— start —
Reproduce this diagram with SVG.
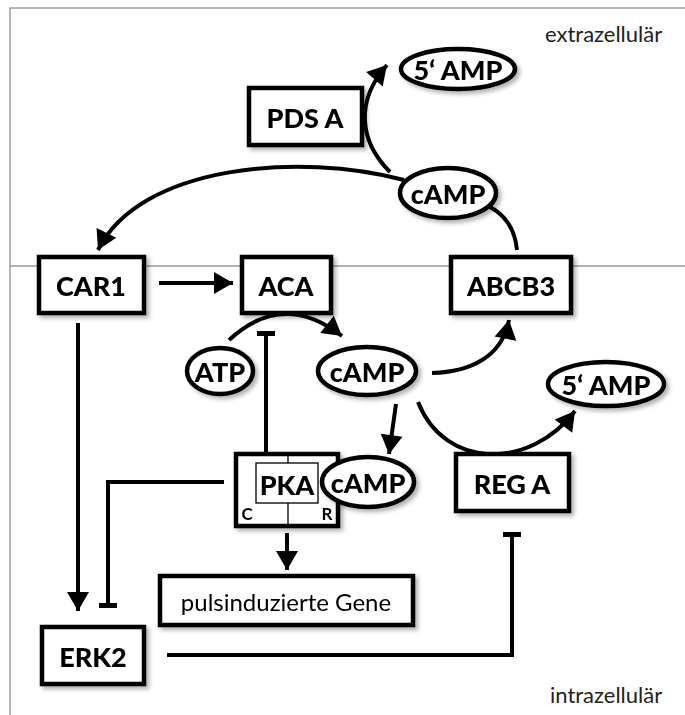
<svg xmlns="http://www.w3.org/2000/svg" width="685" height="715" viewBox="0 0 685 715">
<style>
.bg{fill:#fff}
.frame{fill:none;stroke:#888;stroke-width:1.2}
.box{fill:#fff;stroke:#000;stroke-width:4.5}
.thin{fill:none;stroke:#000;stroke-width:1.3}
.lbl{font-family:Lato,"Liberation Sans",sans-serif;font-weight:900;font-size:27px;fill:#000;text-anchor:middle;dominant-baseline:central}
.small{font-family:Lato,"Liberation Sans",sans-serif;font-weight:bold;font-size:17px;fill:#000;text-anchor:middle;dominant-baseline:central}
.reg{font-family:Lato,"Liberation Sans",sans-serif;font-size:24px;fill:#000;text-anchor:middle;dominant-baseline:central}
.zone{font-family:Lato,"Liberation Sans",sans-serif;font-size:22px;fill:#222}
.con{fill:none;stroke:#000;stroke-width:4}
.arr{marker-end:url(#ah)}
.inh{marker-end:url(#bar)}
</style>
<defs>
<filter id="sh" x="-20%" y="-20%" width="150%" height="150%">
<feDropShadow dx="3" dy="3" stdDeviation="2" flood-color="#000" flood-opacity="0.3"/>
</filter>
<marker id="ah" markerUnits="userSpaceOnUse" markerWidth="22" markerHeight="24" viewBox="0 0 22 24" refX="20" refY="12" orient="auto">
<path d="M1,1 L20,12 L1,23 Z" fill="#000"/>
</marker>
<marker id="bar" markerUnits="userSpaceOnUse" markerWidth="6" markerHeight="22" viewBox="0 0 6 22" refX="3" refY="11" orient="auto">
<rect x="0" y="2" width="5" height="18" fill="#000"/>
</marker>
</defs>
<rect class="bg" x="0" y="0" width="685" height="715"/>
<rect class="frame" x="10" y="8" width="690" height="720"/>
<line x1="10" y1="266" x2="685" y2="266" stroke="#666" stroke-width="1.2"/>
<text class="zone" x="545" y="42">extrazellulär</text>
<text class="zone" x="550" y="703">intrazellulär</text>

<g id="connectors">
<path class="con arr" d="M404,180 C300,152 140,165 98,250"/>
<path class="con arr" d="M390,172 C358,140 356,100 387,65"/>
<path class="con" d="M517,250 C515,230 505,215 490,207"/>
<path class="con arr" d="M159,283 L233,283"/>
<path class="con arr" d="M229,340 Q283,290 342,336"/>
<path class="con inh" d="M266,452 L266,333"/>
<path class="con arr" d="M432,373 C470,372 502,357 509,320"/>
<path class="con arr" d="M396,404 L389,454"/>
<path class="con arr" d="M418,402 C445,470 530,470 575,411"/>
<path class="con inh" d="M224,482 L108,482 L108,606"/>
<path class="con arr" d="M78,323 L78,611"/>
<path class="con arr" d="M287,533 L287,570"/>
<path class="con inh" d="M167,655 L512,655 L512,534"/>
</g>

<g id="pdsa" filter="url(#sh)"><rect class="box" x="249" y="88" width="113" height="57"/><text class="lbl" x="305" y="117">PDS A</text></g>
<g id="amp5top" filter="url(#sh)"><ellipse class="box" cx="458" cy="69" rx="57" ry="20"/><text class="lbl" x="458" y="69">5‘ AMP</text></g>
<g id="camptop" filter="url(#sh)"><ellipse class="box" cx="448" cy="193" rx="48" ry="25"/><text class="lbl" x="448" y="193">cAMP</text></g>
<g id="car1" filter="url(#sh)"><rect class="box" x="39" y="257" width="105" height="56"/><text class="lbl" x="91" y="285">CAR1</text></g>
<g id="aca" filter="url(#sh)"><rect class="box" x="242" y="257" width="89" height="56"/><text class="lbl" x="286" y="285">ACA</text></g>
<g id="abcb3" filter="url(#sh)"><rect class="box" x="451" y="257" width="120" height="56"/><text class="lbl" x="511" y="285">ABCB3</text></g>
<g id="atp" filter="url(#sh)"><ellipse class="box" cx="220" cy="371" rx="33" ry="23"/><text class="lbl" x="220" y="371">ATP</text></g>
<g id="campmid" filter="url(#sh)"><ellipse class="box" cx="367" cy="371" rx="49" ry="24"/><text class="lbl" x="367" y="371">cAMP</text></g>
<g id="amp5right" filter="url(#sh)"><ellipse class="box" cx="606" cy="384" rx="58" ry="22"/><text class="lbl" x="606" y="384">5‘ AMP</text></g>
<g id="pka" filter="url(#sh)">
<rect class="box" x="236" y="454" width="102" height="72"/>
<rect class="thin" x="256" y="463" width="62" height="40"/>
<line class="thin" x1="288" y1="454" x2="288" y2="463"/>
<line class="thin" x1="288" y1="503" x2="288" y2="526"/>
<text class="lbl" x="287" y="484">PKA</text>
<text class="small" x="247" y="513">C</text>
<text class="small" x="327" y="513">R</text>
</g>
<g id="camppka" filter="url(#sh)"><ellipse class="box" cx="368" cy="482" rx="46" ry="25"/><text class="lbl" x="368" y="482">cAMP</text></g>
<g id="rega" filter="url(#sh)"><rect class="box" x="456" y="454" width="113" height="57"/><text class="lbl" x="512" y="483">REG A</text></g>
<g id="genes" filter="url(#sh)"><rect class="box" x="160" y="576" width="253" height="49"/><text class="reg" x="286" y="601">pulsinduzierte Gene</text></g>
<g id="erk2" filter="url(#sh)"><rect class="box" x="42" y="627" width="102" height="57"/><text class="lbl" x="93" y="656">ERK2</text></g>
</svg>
— end —
- **Work to be completed**
Every line is to be duplicated exactly, though pictures stay out.

- **Problem solution**
Reproduce this diagram with SVG.
<svg xmlns="http://www.w3.org/2000/svg" width="685" height="715" viewBox="0 0 685 715">
<style>
.bg{fill:#fff}
.frame{fill:none;stroke:#888;stroke-width:1.2}
.box{fill:#fff;stroke:#000;stroke-width:4.5}
.thin{fill:none;stroke:#000;stroke-width:1.3}
.lbl{font-family:Lato,"Liberation Sans",sans-serif;font-weight:900;font-size:27px;fill:#000;text-anchor:middle;dominant-baseline:central}
.small{font-family:Lato,"Liberation Sans",sans-serif;font-weight:bold;font-size:17px;fill:#000;text-anchor:middle;dominant-baseline:central}
.reg{font-family:Lato,"Liberation Sans",sans-serif;font-size:24px;fill:#000;text-anchor:middle;dominant-baseline:central}
.zone{font-family:Lato,"Liberation Sans",sans-serif;font-size:22px;fill:#222}
.con{fill:none;stroke:#000;stroke-width:4}
.arr{marker-end:url(#ah)}
.inh{marker-end:url(#bar)}
</style>
<defs>
<filter id="sh" x="-20%" y="-20%" width="150%" height="150%">
<feDropShadow dx="3" dy="3" stdDeviation="2" flood-color="#000" flood-opacity="0.3"/>
</filter>
<marker id="ah" markerUnits="userSpaceOnUse" markerWidth="22" markerHeight="24" viewBox="0 0 22 24" refX="20" refY="12" orient="auto">
<path d="M1,1 L20,12 L1,23 Z" fill="#000"/>
</marker>
<marker id="bar" markerUnits="userSpaceOnUse" markerWidth="6" markerHeight="22" viewBox="0 0 6 22" refX="3" refY="11" orient="auto">
<rect x="0" y="2" width="5" height="18" fill="#000"/>
</marker>
</defs>
<rect class="bg" x="0" y="0" width="685" height="715"/>
<rect class="frame" x="10" y="8" width="690" height="720"/>
<line x1="10" y1="266" x2="685" y2="266" stroke="#666" stroke-width="1.2"/>
<text class="zone" x="545" y="42">extrazellulär</text>
<text class="zone" x="550" y="703">intrazellulär</text>

<g id="connectors">
<path class="con arr" d="M404,180 C300,152 140,165 98,250"/>
<path class="con arr" d="M390,172 C358,140 356,100 387,65"/>
<path class="con" d="M517,250 C515,230 505,215 490,207"/>
<path class="con arr" d="M159,283 L233,283"/>
<path class="con arr" d="M229,340 Q283,290 342,336"/>
<path class="con inh" d="M266,452 L266,333"/>
<path class="con arr" d="M432,373 C470,372 502,357 509,320"/>
<path class="con arr" d="M396,404 L389,454"/>
<path class="con arr" d="M418,402 C445,470 530,470 575,411"/>
<path class="con inh" d="M224,482 L108,482 L108,606"/>
<path class="con arr" d="M78,323 L78,611"/>
<path class="con arr" d="M287,533 L287,570"/>
<path class="con inh" d="M167,655 L512,655 L512,534"/>
</g>

<g id="pdsa" filter="url(#sh)"><rect class="box" x="249" y="88" width="113" height="57"/><text class="lbl" x="305" y="117">PDS A</text></g>
<g id="amp5top" filter="url(#sh)"><ellipse class="box" cx="458" cy="69" rx="57" ry="20"/><text class="lbl" x="458" y="69">5‘ AMP</text></g>
<g id="camptop" filter="url(#sh)"><ellipse class="box" cx="448" cy="193" rx="48" ry="25"/><text class="lbl" x="448" y="193">cAMP</text></g>
<g id="car1" filter="url(#sh)"><rect class="box" x="39" y="257" width="105" height="56"/><text class="lbl" x="91" y="285">CAR1</text></g>
<g id="aca" filter="url(#sh)"><rect class="box" x="242" y="257" width="89" height="56"/><text class="lbl" x="286" y="285">ACA</text></g>
<g id="abcb3" filter="url(#sh)"><rect class="box" x="451" y="257" width="120" height="56"/><text class="lbl" x="511" y="285">ABCB3</text></g>
<g id="atp" filter="url(#sh)"><ellipse class="box" cx="220" cy="371" rx="33" ry="23"/><text class="lbl" x="220" y="371">ATP</text></g>
<g id="campmid" filter="url(#sh)"><ellipse class="box" cx="367" cy="371" rx="49" ry="24"/><text class="lbl" x="367" y="371">cAMP</text></g>
<g id="amp5right" filter="url(#sh)"><ellipse class="box" cx="606" cy="384" rx="58" ry="22"/><text class="lbl" x="606" y="384">5‘ AMP</text></g>
<g id="pka" filter="url(#sh)">
<rect class="box" x="236" y="454" width="102" height="72"/>
<rect class="thin" x="256" y="463" width="62" height="40"/>
<line class="thin" x1="288" y1="454" x2="288" y2="463"/>
<line class="thin" x1="288" y1="503" x2="288" y2="526"/>
<text class="lbl" x="287" y="484">PKA</text>
<text class="small" x="247" y="513">C</text>
<text class="small" x="327" y="513">R</text>
</g>
<g id="camppka" filter="url(#sh)"><ellipse class="box" cx="368" cy="482" rx="46" ry="25"/><text class="lbl" x="368" y="482">cAMP</text></g>
<g id="rega" filter="url(#sh)"><rect class="box" x="456" y="454" width="113" height="57"/><text class="lbl" x="512" y="483">REG A</text></g>
<g id="genes" filter="url(#sh)"><rect class="box" x="160" y="576" width="253" height="49"/><text class="reg" x="286" y="601">pulsinduzierte Gene</text></g>
<g id="erk2" filter="url(#sh)"><rect class="box" x="42" y="627" width="102" height="57"/><text class="lbl" x="93" y="656">ERK2</text></g>
</svg>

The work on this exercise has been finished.